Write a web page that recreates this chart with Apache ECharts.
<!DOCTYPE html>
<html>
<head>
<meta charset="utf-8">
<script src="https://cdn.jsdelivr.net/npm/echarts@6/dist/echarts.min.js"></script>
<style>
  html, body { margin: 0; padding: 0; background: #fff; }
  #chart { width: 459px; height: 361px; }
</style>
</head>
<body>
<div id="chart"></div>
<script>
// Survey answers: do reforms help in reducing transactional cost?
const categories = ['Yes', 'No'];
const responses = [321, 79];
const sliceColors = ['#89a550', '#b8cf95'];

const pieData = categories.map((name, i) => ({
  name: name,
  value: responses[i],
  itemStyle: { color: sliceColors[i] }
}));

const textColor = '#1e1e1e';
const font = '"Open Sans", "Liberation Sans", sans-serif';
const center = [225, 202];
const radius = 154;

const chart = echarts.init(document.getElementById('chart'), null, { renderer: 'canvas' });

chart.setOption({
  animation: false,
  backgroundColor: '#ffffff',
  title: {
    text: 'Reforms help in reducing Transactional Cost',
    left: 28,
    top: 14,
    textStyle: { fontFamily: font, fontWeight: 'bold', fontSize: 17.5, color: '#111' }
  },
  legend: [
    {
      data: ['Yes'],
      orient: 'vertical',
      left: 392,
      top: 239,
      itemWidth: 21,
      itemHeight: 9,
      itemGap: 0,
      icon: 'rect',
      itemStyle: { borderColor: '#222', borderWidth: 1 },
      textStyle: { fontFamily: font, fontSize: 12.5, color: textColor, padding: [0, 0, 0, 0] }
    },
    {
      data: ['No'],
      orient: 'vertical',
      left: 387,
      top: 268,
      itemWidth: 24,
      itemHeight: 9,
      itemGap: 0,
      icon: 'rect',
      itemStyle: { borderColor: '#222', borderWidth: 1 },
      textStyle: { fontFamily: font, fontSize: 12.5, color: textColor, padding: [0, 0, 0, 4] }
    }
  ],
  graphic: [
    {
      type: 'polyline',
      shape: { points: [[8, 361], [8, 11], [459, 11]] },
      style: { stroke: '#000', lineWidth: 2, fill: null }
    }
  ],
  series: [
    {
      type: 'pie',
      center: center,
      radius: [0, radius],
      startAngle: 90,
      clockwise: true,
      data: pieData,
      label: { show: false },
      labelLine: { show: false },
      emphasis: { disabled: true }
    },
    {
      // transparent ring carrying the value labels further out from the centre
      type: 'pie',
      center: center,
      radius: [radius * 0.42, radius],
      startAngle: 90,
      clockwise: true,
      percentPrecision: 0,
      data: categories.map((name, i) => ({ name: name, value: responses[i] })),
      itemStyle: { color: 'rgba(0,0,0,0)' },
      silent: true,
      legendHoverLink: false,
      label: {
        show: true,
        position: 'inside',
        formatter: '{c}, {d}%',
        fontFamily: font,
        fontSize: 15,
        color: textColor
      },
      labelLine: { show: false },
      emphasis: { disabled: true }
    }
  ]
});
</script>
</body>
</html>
----------
* **WHAT TO PRODUCE**
Extract all of the data shown above and repeat it verbatim.

* **ANSWER TO THIS EXERCISE**
Write a web page that recreates this chart with Apache ECharts.
<!DOCTYPE html>
<html>
<head>
<meta charset="utf-8">
<script src="https://cdn.jsdelivr.net/npm/echarts@6/dist/echarts.min.js"></script>
<style>
  html, body { margin: 0; padding: 0; background: #fff; }
  #chart { width: 459px; height: 361px; }
</style>
</head>
<body>
<div id="chart"></div>
<script>
// Survey answers: do reforms help in reducing transactional cost?
const categories = ['Yes', 'No'];
const responses = [321, 79];
const sliceColors = ['#89a550', '#b8cf95'];

const pieData = categories.map((name, i) => ({
  name: name,
  value: responses[i],
  itemStyle: { color: sliceColors[i] }
}));

const textColor = '#1e1e1e';
const font = '"Open Sans", "Liberation Sans", sans-serif';
const center = [225, 202];
const radius = 154;

const chart = echarts.init(document.getElementById('chart'), null, { renderer: 'canvas' });

chart.setOption({
  animation: false,
  backgroundColor: '#ffffff',
  title: {
    text: 'Reforms help in reducing Transactional Cost',
    left: 28,
    top: 14,
    textStyle: { fontFamily: font, fontWeight: 'bold', fontSize: 17.5, color: '#111' }
  },
  legend: [
    {
      data: ['Yes'],
      orient: 'vertical',
      left: 392,
      top: 239,
      itemWidth: 21,
      itemHeight: 9,
      itemGap: 0,
      icon: 'rect',
      itemStyle: { borderColor: '#222', borderWidth: 1 },
      textStyle: { fontFamily: font, fontSize: 12.5, color: textColor, padding: [0, 0, 0, 0] }
    },
    {
      data: ['No'],
      orient: 'vertical',
      left: 387,
      top: 268,
      itemWidth: 24,
      itemHeight: 9,
      itemGap: 0,
      icon: 'rect',
      itemStyle: { borderColor: '#222', borderWidth: 1 },
      textStyle: { fontFamily: font, fontSize: 12.5, color: textColor, padding: [0, 0, 0, 4] }
    }
  ],
  graphic: [
    {
      type: 'polyline',
      shape: { points: [[8, 361], [8, 11], [459, 11]] },
      style: { stroke: '#000', lineWidth: 2, fill: null }
    }
  ],
  series: [
    {
      type: 'pie',
      center: center,
      radius: [0, radius],
      startAngle: 90,
      clockwise: true,
      data: pieData,
      label: { show: false },
      labelLine: { show: false },
      emphasis: { disabled: true }
    },
    {
      // transparent ring carrying the value labels further out from the centre
      type: 'pie',
      center: center,
      radius: [radius * 0.42, radius],
      startAngle: 90,
      clockwise: true,
      percentPrecision: 0,
      data: categories.map((name, i) => ({ name: name, value: responses[i] })),
      itemStyle: { color: 'rgba(0,0,0,0)' },
      silent: true,
      legendHoverLink: false,
      label: {
        show: true,
        position: 'inside',
        formatter: '{c}, {d}%',
        fontFamily: font,
        fontSize: 15,
        color: textColor
      },
      labelLine: { show: false },
      emphasis: { disabled: true }
    }
  ]
});
</script>
</body>
</html>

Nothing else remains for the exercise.